### [What the exercise asks]
Your task is to output the listing word for word, with pictures excluded.

··· Given information

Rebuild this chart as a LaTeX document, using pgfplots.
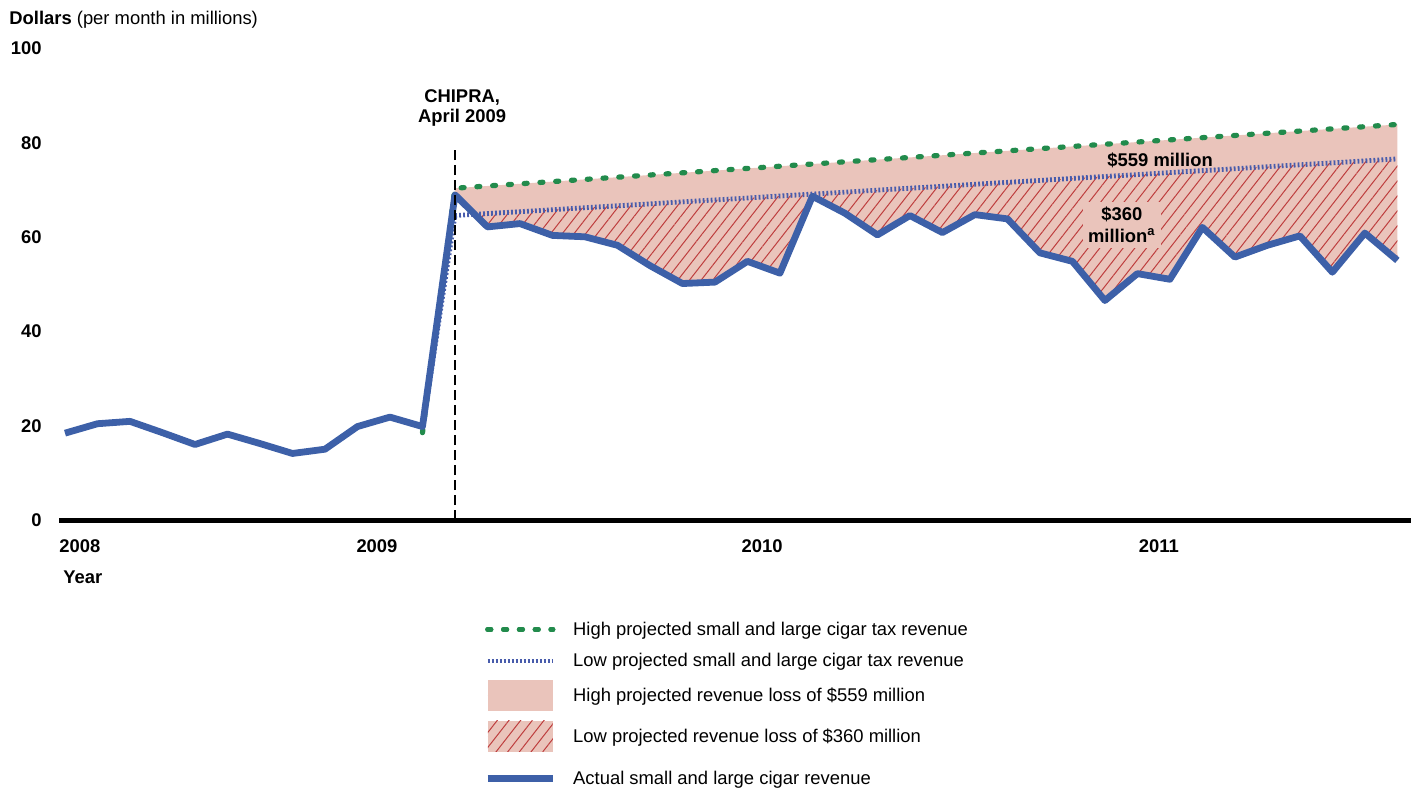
\documentclass[border=0pt]{standalone}
\usepackage{pgfplots}
\pgfplotsset{compat=1.18}
\usepackage{pgfplotstable}
\usepgfplotslibrary{fillbetween}
\usetikzlibrary{patterns.meta}
\usepackage{fontspec}
\setmainfont{Liberation Sans}
\definecolor{actual}{RGB}{61,96,168}
\definecolor{hig}{RGB}{34,139,76}
\definecolor{low}{RGB}{72,92,172}
\definecolor{lossfill}{RGB}{234,196,187}
\definecolor{hatch}{RGB}{190,62,62}
\newcommand{\fs}{\fontsize{9.2}{11}\selectfont}

\pgfplotstableread{
i v
0 18.4
1 20.4
2 20.9
3 18.5
4 16.0
5 18.2
6 16.2
7 14.1
8 15.0
9 19.8
10 21.8
11 19.8
12 68.9
13 62.1
14 62.8
15 60.3
16 60.0
17 58.2
18 53.9
19 50.1
20 50.4
21 54.8
22 52.3
23 68.6
24 65.0
25 60.4
26 64.5
27 60.9
28 64.7
29 63.8
30 56.6
31 54.8
32 46.5
33 52.2
34 51.0
35 62.0
36 55.7
37 58.2
38 60.2
39 52.5
40 60.8
41 55.0
}\actualtab
\pgfplotstableread{
i v
11 18.5
12 70.3
41 83.8
}\hightab
\pgfplotstableread{
i v
11 19.3
12 64.5
41 76.5
}\lowtab

\begin{document}
\fs
\begin{tikzpicture}[font=\fs]
\begin{axis}[
  at={(0pt,0pt)}, anchor=south west,
  width=676pt, height=236pt, scale only axis,
  xmin=-0.185, xmax=41.42, ymin=0, ymax=100,
  axis x line*=bottom, axis y line*=left,
  x axis line style={line width=2.5pt},
  y axis line style={draw=none},
  xtick={0.46,9.6,21.45,33.66}, xticklabels={2008,2009,2010,2011},
  ytick={0,20,40,60,80,100},
  major tick length=0pt,
  /pgf/number format/assume math mode=true,
  ticklabel style={font=\fs\bfseries},
  xticklabel style={anchor=base, yshift=-16.3pt, inner sep=0pt},
  yticklabel style={anchor=base east, xshift=-8.5pt, yshift=-3.3pt, inner sep=0pt},
  clip=false,
  legend cell align=left,
  legend style={at={(rel axis cs:0,0)}, anchor=north west, xshift=212.5pt, yshift=-47.5pt,
    draw=none, fill=none, inner sep=0pt, column sep=8.5pt, row sep=0pt,
    nodes={inner sep=0pt}, font=\fs},
  legend image code/.code={\path (0pt,0pt) -- (32.5pt,0pt); \draw[#1, overlay] (0pt,0pt) -- (32.5pt,0pt);},
]
\addlegendimage{hig, line width=2.6pt, dash pattern=on 1.5pt off 6.4pt, line cap=round}
\addlegendentry[text height=10pt, text depth=4pt]{High projected small and large cigar tax revenue}
\addlegendimage{low, line width=2.4pt, dash pattern=on 0.9pt off 1.1pt}
\addlegendentry[text height=11.75pt, text depth=5.75pt]{Low projected small and large cigar tax revenue}
\addlegendimage{legend image code/.code={\path (0pt,0pt) -- (32.5pt,0pt); \fill[lossfill, draw=none, overlay] (0pt,-7.75pt) rectangle (32.5pt,7.75pt);}}
\addlegendentry[text height=11.35pt, text depth=5.35pt]{High projected revenue loss of \$559 million}
\addlegendimage{legend image code/.code={\path (0pt,0pt) -- (32.5pt,0pt); \fill[lossfill, draw=none, overlay] (0pt,-7.75pt) rectangle (32.5pt,7.75pt); \path[overlay, draw=none, pattern={Lines[angle=52, distance=4.6pt, line width=0.5pt]}, pattern color=hatch] (0pt,-7.75pt) rectangle (32.5pt,7.75pt);}}
\addlegendentry[text height=15.15pt, text depth=9.15pt]{Low projected revenue loss of \$360 million}
\addlegendimage{actual, line width=3.4pt}
\addlegendentry[text height=12pt, text depth=6pt]{Actual small and large cigar revenue}

\addplot[name path=hi, draw=none, forget plot] table[x=i, y=v] {\hightab};
\addplot[name path=lo, draw=none, forget plot] table[x=i, y=v] {\lowtab};
\addplot[name path=act, draw=none, forget plot] table[x=i, y=v] {\actualtab};
\addplot[lossfill, forget plot] fill between[of=hi and act, soft clip={domain=12:41}];
\addplot[draw=none, pattern={Lines[angle=52, distance=4.6pt, line width=0.5pt]}, pattern color=hatch, forget plot] fill between[of=lo and act, soft clip={domain=12.61:41}];

\addplot[hig, line width=2.6pt, dash pattern=on 1.5pt off 6.4pt, line cap=round, forget plot] table[x=i, y=v] {\hightab};
\addplot[low, line width=2.4pt, dash pattern=on 0.9pt off 1.1pt, forget plot] table[x=i, y=v] {\lowtab};
\addplot[actual, line width=3.4pt, line join=round, forget plot] table[x=i, y=v] {\actualtab};

\draw[black, line width=1.2pt, dash pattern=on 5pt off 2.5pt] (axis cs:12,0) -- (axis cs:12,79.4);

\node[anchor=base, inner sep=0pt, font=\fs\bfseries] at (axis cs:12.22,88.5) {CHIPRA,};
\node[anchor=base, inner sep=0pt, font=\fs\bfseries] at (axis cs:12.22,84.3) {April 2009};
\node[anchor=base, inner sep=0pt, font=\fs\bfseries] at (axis cs:33.7,74.9) {\$559 million};
\node[anchor=center, fill=lossfill, inner sep=2.5pt, align=center, font=\fs\bfseries] at (axis cs:32.52,62.45) {\$360\\million\textsuperscript{a}};
\node[anchor=base west, inner sep=0pt] at ([xshift=-25pt, yshift=248pt]rel axis cs:0,0) {\textbf{Dollars} (per month in millions)};
\node[anchor=base west, inner sep=0pt, font=\fs\bfseries] at ([xshift=2pt, yshift=-31.5pt]rel axis cs:0,0) {Year};
\end{axis}
\pgfresetboundingbox
\useasboundingbox (-29.5pt,-134.5pt) rectangle (678.5pt,260pt);
\end{tikzpicture}
\end{document}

······

### [Output of the exercise]
Rebuild this chart as a LaTeX document, using pgfplots.
\documentclass[border=0pt]{standalone}
\usepackage{pgfplots}
\pgfplotsset{compat=1.18}
\usepackage{pgfplotstable}
\usepgfplotslibrary{fillbetween}
\usetikzlibrary{patterns.meta}
\usepackage{fontspec}
\setmainfont{Liberation Sans}
\definecolor{actual}{RGB}{61,96,168}
\definecolor{hig}{RGB}{34,139,76}
\definecolor{low}{RGB}{72,92,172}
\definecolor{lossfill}{RGB}{234,196,187}
\definecolor{hatch}{RGB}{190,62,62}
\newcommand{\fs}{\fontsize{9.2}{11}\selectfont}

\pgfplotstableread{
i v
0 18.4
1 20.4
2 20.9
3 18.5
4 16.0
5 18.2
6 16.2
7 14.1
8 15.0
9 19.8
10 21.8
11 19.8
12 68.9
13 62.1
14 62.8
15 60.3
16 60.0
17 58.2
18 53.9
19 50.1
20 50.4
21 54.8
22 52.3
23 68.6
24 65.0
25 60.4
26 64.5
27 60.9
28 64.7
29 63.8
30 56.6
31 54.8
32 46.5
33 52.2
34 51.0
35 62.0
36 55.7
37 58.2
38 60.2
39 52.5
40 60.8
41 55.0
}\actualtab
\pgfplotstableread{
i v
11 18.5
12 70.3
41 83.8
}\hightab
\pgfplotstableread{
i v
11 19.3
12 64.5
41 76.5
}\lowtab

\begin{document}
\fs
\begin{tikzpicture}[font=\fs]
\begin{axis}[
  at={(0pt,0pt)}, anchor=south west,
  width=676pt, height=236pt, scale only axis,
  xmin=-0.185, xmax=41.42, ymin=0, ymax=100,
  axis x line*=bottom, axis y line*=left,
  x axis line style={line width=2.5pt},
  y axis line style={draw=none},
  xtick={0.46,9.6,21.45,33.66}, xticklabels={2008,2009,2010,2011},
  ytick={0,20,40,60,80,100},
  major tick length=0pt,
  /pgf/number format/assume math mode=true,
  ticklabel style={font=\fs\bfseries},
  xticklabel style={anchor=base, yshift=-16.3pt, inner sep=0pt},
  yticklabel style={anchor=base east, xshift=-8.5pt, yshift=-3.3pt, inner sep=0pt},
  clip=false,
  legend cell align=left,
  legend style={at={(rel axis cs:0,0)}, anchor=north west, xshift=212.5pt, yshift=-47.5pt,
    draw=none, fill=none, inner sep=0pt, column sep=8.5pt, row sep=0pt,
    nodes={inner sep=0pt}, font=\fs},
  legend image code/.code={\path (0pt,0pt) -- (32.5pt,0pt); \draw[#1, overlay] (0pt,0pt) -- (32.5pt,0pt);},
]
\addlegendimage{hig, line width=2.6pt, dash pattern=on 1.5pt off 6.4pt, line cap=round}
\addlegendentry[text height=10pt, text depth=4pt]{High projected small and large cigar tax revenue}
\addlegendimage{low, line width=2.4pt, dash pattern=on 0.9pt off 1.1pt}
\addlegendentry[text height=11.75pt, text depth=5.75pt]{Low projected small and large cigar tax revenue}
\addlegendimage{legend image code/.code={\path (0pt,0pt) -- (32.5pt,0pt); \fill[lossfill, draw=none, overlay] (0pt,-7.75pt) rectangle (32.5pt,7.75pt);}}
\addlegendentry[text height=11.35pt, text depth=5.35pt]{High projected revenue loss of \$559 million}
\addlegendimage{legend image code/.code={\path (0pt,0pt) -- (32.5pt,0pt); \fill[lossfill, draw=none, overlay] (0pt,-7.75pt) rectangle (32.5pt,7.75pt); \path[overlay, draw=none, pattern={Lines[angle=52, distance=4.6pt, line width=0.5pt]}, pattern color=hatch] (0pt,-7.75pt) rectangle (32.5pt,7.75pt);}}
\addlegendentry[text height=15.15pt, text depth=9.15pt]{Low projected revenue loss of \$360 million}
\addlegendimage{actual, line width=3.4pt}
\addlegendentry[text height=12pt, text depth=6pt]{Actual small and large cigar revenue}

\addplot[name path=hi, draw=none, forget plot] table[x=i, y=v] {\hightab};
\addplot[name path=lo, draw=none, forget plot] table[x=i, y=v] {\lowtab};
\addplot[name path=act, draw=none, forget plot] table[x=i, y=v] {\actualtab};
\addplot[lossfill, forget plot] fill between[of=hi and act, soft clip={domain=12:41}];
\addplot[draw=none, pattern={Lines[angle=52, distance=4.6pt, line width=0.5pt]}, pattern color=hatch, forget plot] fill between[of=lo and act, soft clip={domain=12.61:41}];

\addplot[hig, line width=2.6pt, dash pattern=on 1.5pt off 6.4pt, line cap=round, forget plot] table[x=i, y=v] {\hightab};
\addplot[low, line width=2.4pt, dash pattern=on 0.9pt off 1.1pt, forget plot] table[x=i, y=v] {\lowtab};
\addplot[actual, line width=3.4pt, line join=round, forget plot] table[x=i, y=v] {\actualtab};

\draw[black, line width=1.2pt, dash pattern=on 5pt off 2.5pt] (axis cs:12,0) -- (axis cs:12,79.4);

\node[anchor=base, inner sep=0pt, font=\fs\bfseries] at (axis cs:12.22,88.5) {CHIPRA,};
\node[anchor=base, inner sep=0pt, font=\fs\bfseries] at (axis cs:12.22,84.3) {April 2009};
\node[anchor=base, inner sep=0pt, font=\fs\bfseries] at (axis cs:33.7,74.9) {\$559 million};
\node[anchor=center, fill=lossfill, inner sep=2.5pt, align=center, font=\fs\bfseries] at (axis cs:32.52,62.45) {\$360\\million\textsuperscript{a}};
\node[anchor=base west, inner sep=0pt] at ([xshift=-25pt, yshift=248pt]rel axis cs:0,0) {\textbf{Dollars} (per month in millions)};
\node[anchor=base west, inner sep=0pt, font=\fs\bfseries] at ([xshift=2pt, yshift=-31.5pt]rel axis cs:0,0) {Year};
\end{axis}
\pgfresetboundingbox
\useasboundingbox (-29.5pt,-134.5pt) rectangle (678.5pt,260pt);
\end{tikzpicture}
\end{document}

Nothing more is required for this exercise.